If the chorus of complaint from unions and environmental groups at the “£1.6m-a-hour” profit was predictable, so was the reaction of analysts: disappointment. Fourth-quarter net income was slightly below the market consensus. If the company reaped a bonus from the higher oil prices last year, it had to use it to offset lower production.

That is one reason why Jeroen van der Veer, Shell’s chief executive, deemed the numbers merely “satisfactory”. The reality is that as fast as Shell pulls in profit, it is having to reinvest it to prepare for the future. The group’s capital expenditure for 2007, excluding acquisitions and disposals, was a staggering $25.5bn – itself almost certainly a record or near-record. That figure will rise again this year to $28bn-$29bn – in tabloid terms, £1.7m an hour.

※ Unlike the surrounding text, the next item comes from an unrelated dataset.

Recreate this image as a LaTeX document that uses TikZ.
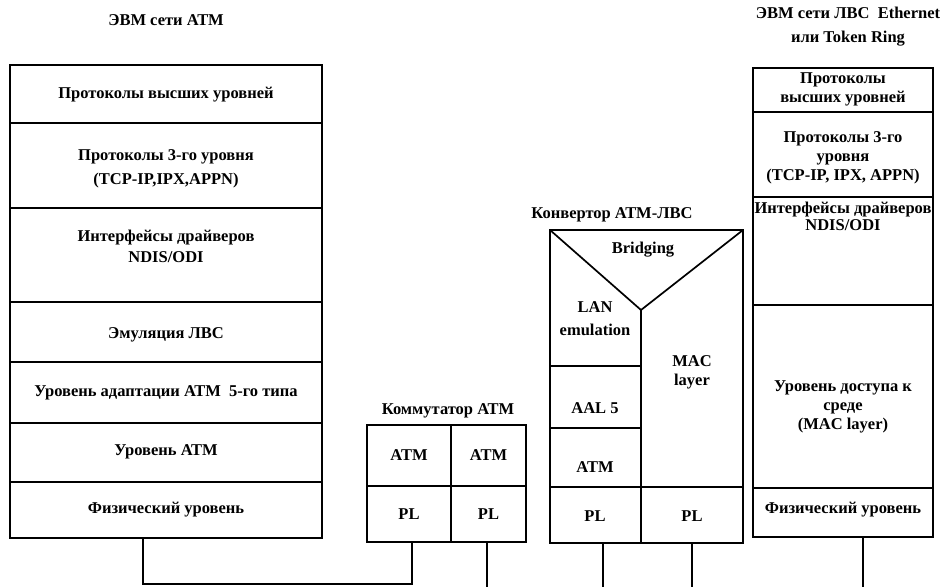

As for “profitability” – rather than profit – analysts point out that cost inflation in the past two years of rising oil prices has curbed oil majors’ profitability, as measured by return on capital employed. Returns have been, at best, flat since 2005 and are projected to fall in the years ahead.

Production of “easy oil” and “easy gas” – reserves that are close to markets and relatively simple to extract – should peak by 2015. That will push Shell out into deep water, literally and metaphorically, in a search for what it calls “unconventionals”. Squeezing reserves out of inhospitable terrain is not cheap.

The fall in the share price yesterday put Shell on a forward multiple of about 9 times forecast earnings for 2008. Some analysts consider the stock a short-term bargain. But over a longer period, the destiny of Shell and its “supermajor” peers is to run as hard as they can – not to catch a windfall, but to avoid a downfall.